• _BRIEF_:
Leave the pictures out and transcribe every record exactly.

• _RECORD SET_:
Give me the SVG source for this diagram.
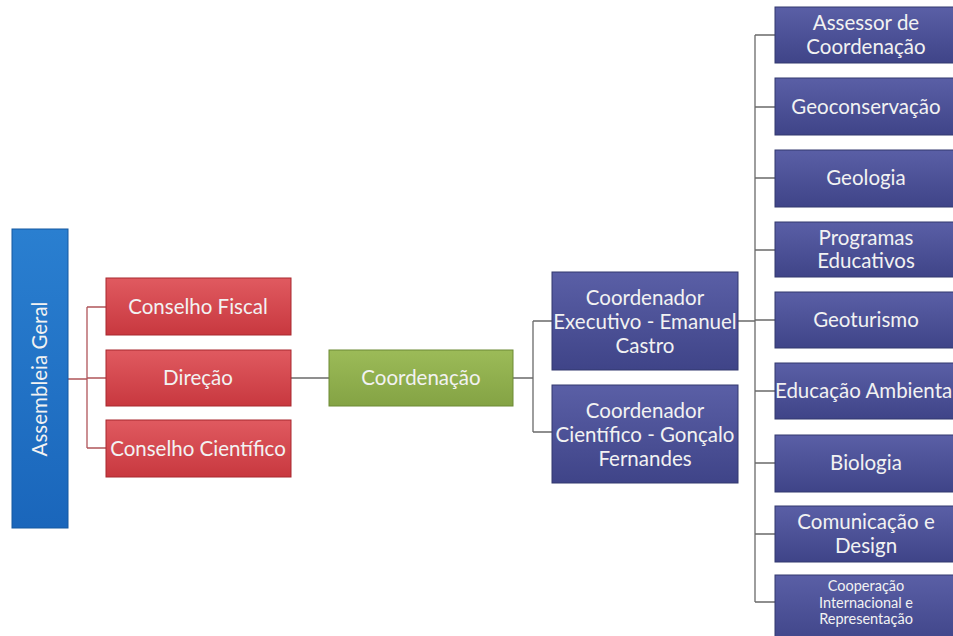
<svg xmlns="http://www.w3.org/2000/svg" width="953" height="636" viewBox="0 0 953 636">
<defs>
<linearGradient id="gBlue" x1="0" y1="0" x2="0" y2="1"><stop offset="0" stop-color="#5a5fa6"/><stop offset="1" stop-color="#3f4488"/></linearGradient>
<linearGradient id="gRed" x1="0" y1="0" x2="0" y2="1"><stop offset="0" stop-color="#e05a60"/><stop offset="1" stop-color="#c8383f"/></linearGradient>
<linearGradient id="gGreen" x1="0" y1="0" x2="0" y2="1"><stop offset="0" stop-color="#9cbb58"/><stop offset="1" stop-color="#84a344"/></linearGradient>
<linearGradient id="gAss" x1="0" y1="0" x2="0" y2="1"><stop offset="0" stop-color="#2a7fd0"/><stop offset="1" stop-color="#1a66bb"/></linearGradient>
</defs>
<style>
text{font-family:Lato,"Liberation Sans",sans-serif;font-size:20.5px;fill:#f2f2f2;text-anchor:middle}
.blue{fill:url(#gBlue);stroke:#33386f;stroke-width:1}
.red{fill:url(#gRed);stroke:#a8282e;stroke-width:1}
.green{fill:url(#gGreen);stroke:#6d8a34;stroke-width:1}
.ass{fill:url(#gAss);stroke:#1558a0;stroke-width:1}
.c{fill:none;stroke:#6a6a6a;stroke-width:1.3}
.cr{fill:none;stroke:#b0555a;stroke-width:1.3}
.sm{font-size:14.5px}
</style>
<rect width="953" height="636" fill="#ffffff"/>
<g id="connectors">
<path class="cr" d="M68 379H87M87 307V448M87 307H106M87 378H106M87 448H106"/>
<path class="c" d="M291 378H329"/>
<path class="c" d="M513 378H533M533 321V432M533 321H552M533 432H552"/>
<path class="c" d="M738 321H755M755 35V602M755 35H775M755 107H775M755 178H775M755 250H775M755 320H775M755 391H775M755 463H775M755 534H775M755 602H775"/>
</g>
<g id="assembleia"><rect class="ass" x="12" y="229" width="56" height="299"/><text transform="translate(47 379) rotate(-90)">Assembleia Geral</text></g>
<g id="conselho-fiscal"><rect class="red" x="106" y="278" width="185" height="57"/><text x="198" y="314">Conselho Fiscal</text></g>
<g id="direcao"><rect class="red" x="106" y="350" width="185" height="56"/><text x="198" y="385">Direção</text></g>
<g id="conselho-cientifico"><rect class="red" x="106" y="420" width="185" height="57"/><text x="198" y="456">Conselho Científico</text></g>
<g id="coordenacao"><rect class="green" x="329" y="350" width="184" height="56"/><text x="421" y="385">Coordenação</text></g>
<g id="coord-exec"><rect class="blue" x="552" y="272" width="186" height="98"/><text x="645" y="305">Coordenador</text><text x="645" y="329">Executivo - Emanuel</text><text x="645" y="353">Castro</text></g>
<g id="coord-cient"><rect class="blue" x="552" y="385" width="186" height="98"/><text x="645" y="418">Coordenador</text><text x="645" y="442">Científico - Gonçalo</text><text x="645" y="466">Fernandes</text></g>
<g id="assessor"><rect class="blue" x="775" y="7" width="190" height="56"/><text x="866" y="30">Assessor de</text><text x="866" y="54">Coordenação</text></g>
<g id="geoconservacao"><rect class="blue" x="775" y="78" width="190" height="57"/><text x="866" y="114">Geoconservação</text></g>
<g id="geologia"><rect class="blue" x="775" y="150" width="190" height="57"/><text x="866" y="185">Geologia</text></g>
<g id="programas"><rect class="blue" x="775" y="222" width="190" height="55"/><text x="866" y="245">Programas</text><text x="866" y="268">Educativos</text></g>
<g id="geoturismo"><rect class="blue" x="775" y="292" width="190" height="56"/><text x="866" y="327">Geoturismo</text></g>
<g id="educacao"><rect class="blue" x="775" y="363" width="190" height="56"/><text x="866" y="398">Educação Ambiental</text></g>
<g id="biologia"><rect class="blue" x="775" y="435" width="190" height="57"/><text x="866" y="470">Biologia</text></g>
<g id="comunicacao"><rect class="blue" x="775" y="506" width="190" height="56"/><text x="866" y="529">Comunicação e</text><text x="866" y="553">Design</text></g>
<g id="cooperacao"><rect class="blue" x="775" y="575" width="190" height="70"/><text class="sm" x="866" y="591">Cooperação</text><text class="sm" x="866" y="607.5">Internacional e</text><text class="sm" x="866" y="624">Representação</text></g>
</svg>
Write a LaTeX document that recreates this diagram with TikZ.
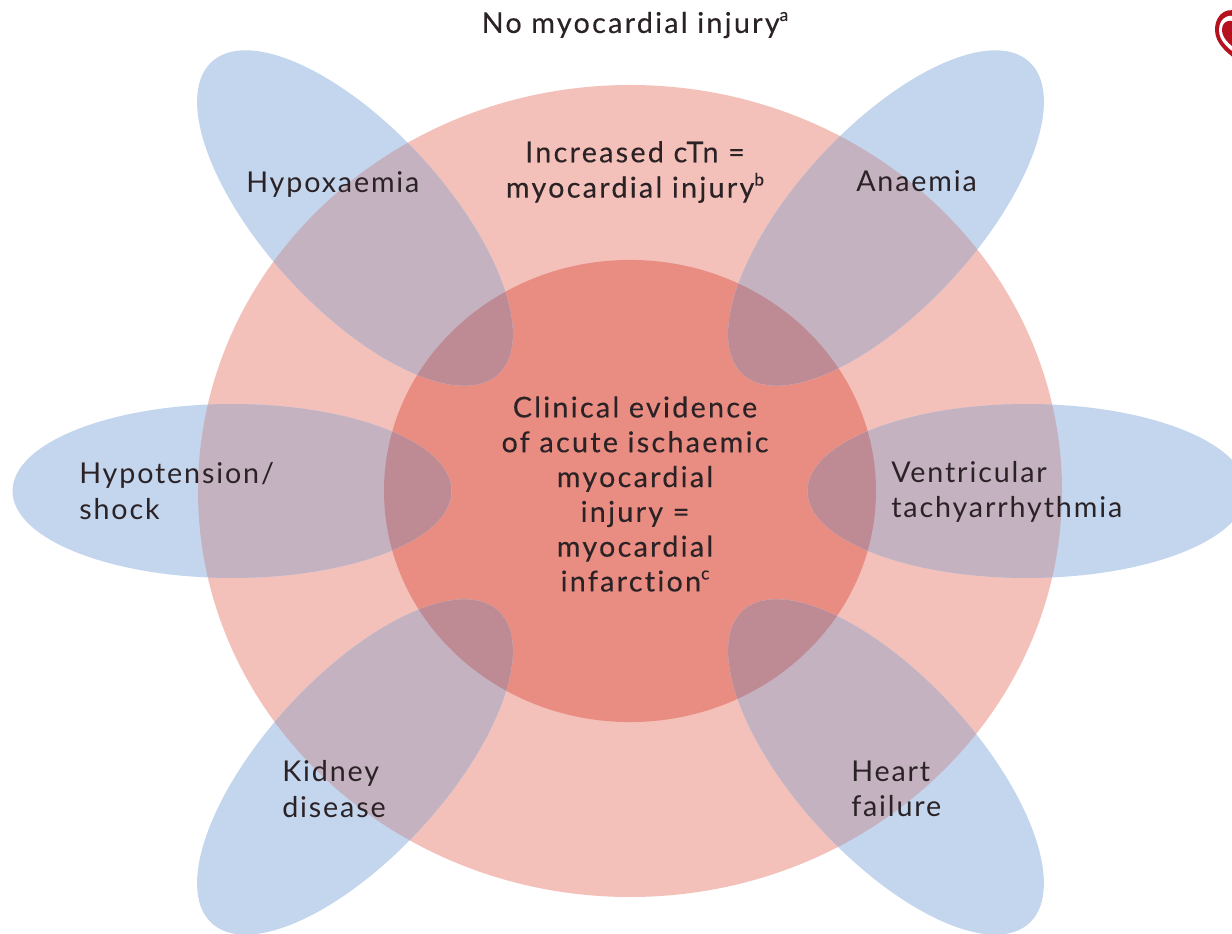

• _ANSWER TO THIS TASK_:
Give me the SVG source for this diagram.
<svg xmlns="http://www.w3.org/2000/svg" width="953" height="636" viewBox="0 0 953 636">
<defs>
<linearGradient id="gBlue" x1="0" y1="0" x2="0" y2="1"><stop offset="0" stop-color="#5a5fa6"/><stop offset="1" stop-color="#3f4488"/></linearGradient>
<linearGradient id="gRed" x1="0" y1="0" x2="0" y2="1"><stop offset="0" stop-color="#e05a60"/><stop offset="1" stop-color="#c8383f"/></linearGradient>
<linearGradient id="gGreen" x1="0" y1="0" x2="0" y2="1"><stop offset="0" stop-color="#9cbb58"/><stop offset="1" stop-color="#84a344"/></linearGradient>
<linearGradient id="gAss" x1="0" y1="0" x2="0" y2="1"><stop offset="0" stop-color="#2a7fd0"/><stop offset="1" stop-color="#1a66bb"/></linearGradient>
</defs>
<style>
text{font-family:Lato,"Liberation Sans",sans-serif;font-size:20.5px;fill:#f2f2f2;text-anchor:middle}
.blue{fill:url(#gBlue);stroke:#33386f;stroke-width:1}
.red{fill:url(#gRed);stroke:#a8282e;stroke-width:1}
.green{fill:url(#gGreen);stroke:#6d8a34;stroke-width:1}
.ass{fill:url(#gAss);stroke:#1558a0;stroke-width:1}
.c{fill:none;stroke:#6a6a6a;stroke-width:1.3}
.cr{fill:none;stroke:#b0555a;stroke-width:1.3}
.sm{font-size:14.5px}
</style>
<rect width="953" height="636" fill="#ffffff"/>
<g id="connectors">
<path class="cr" d="M68 379H87M87 307V448M87 307H106M87 378H106M87 448H106"/>
<path class="c" d="M291 378H329"/>
<path class="c" d="M513 378H533M533 321V432M533 321H552M533 432H552"/>
<path class="c" d="M738 321H755M755 35V602M755 35H775M755 107H775M755 178H775M755 250H775M755 320H775M755 391H775M755 463H775M755 534H775M755 602H775"/>
</g>
<g id="assembleia"><rect class="ass" x="12" y="229" width="56" height="299"/><text transform="translate(47 379) rotate(-90)">Assembleia Geral</text></g>
<g id="conselho-fiscal"><rect class="red" x="106" y="278" width="185" height="57"/><text x="198" y="314">Conselho Fiscal</text></g>
<g id="direcao"><rect class="red" x="106" y="350" width="185" height="56"/><text x="198" y="385">Direção</text></g>
<g id="conselho-cientifico"><rect class="red" x="106" y="420" width="185" height="57"/><text x="198" y="456">Conselho Científico</text></g>
<g id="coordenacao"><rect class="green" x="329" y="350" width="184" height="56"/><text x="421" y="385">Coordenação</text></g>
<g id="coord-exec"><rect class="blue" x="552" y="272" width="186" height="98"/><text x="645" y="305">Coordenador</text><text x="645" y="329">Executivo - Emanuel</text><text x="645" y="353">Castro</text></g>
<g id="coord-cient"><rect class="blue" x="552" y="385" width="186" height="98"/><text x="645" y="418">Coordenador</text><text x="645" y="442">Científico - Gonçalo</text><text x="645" y="466">Fernandes</text></g>
<g id="assessor"><rect class="blue" x="775" y="7" width="190" height="56"/><text x="866" y="30">Assessor de</text><text x="866" y="54">Coordenação</text></g>
<g id="geoconservacao"><rect class="blue" x="775" y="78" width="190" height="57"/><text x="866" y="114">Geoconservação</text></g>
<g id="geologia"><rect class="blue" x="775" y="150" width="190" height="57"/><text x="866" y="185">Geologia</text></g>
<g id="programas"><rect class="blue" x="775" y="222" width="190" height="55"/><text x="866" y="245">Programas</text><text x="866" y="268">Educativos</text></g>
<g id="geoturismo"><rect class="blue" x="775" y="292" width="190" height="56"/><text x="866" y="327">Geoturismo</text></g>
<g id="educacao"><rect class="blue" x="775" y="363" width="190" height="56"/><text x="866" y="398">Educação Ambiental</text></g>
<g id="biologia"><rect class="blue" x="775" y="435" width="190" height="57"/><text x="866" y="470">Biologia</text></g>
<g id="comunicacao"><rect class="blue" x="775" y="506" width="190" height="56"/><text x="866" y="529">Comunicação e</text><text x="866" y="553">Design</text></g>
<g id="cooperacao"><rect class="blue" x="775" y="575" width="190" height="70"/><text class="sm" x="866" y="591">Cooperação</text><text class="sm" x="866" y="607.5">Internacional e</text><text class="sm" x="866" y="624">Representação</text></g>
</svg>
Write a LaTeX document that recreates this diagram with TikZ.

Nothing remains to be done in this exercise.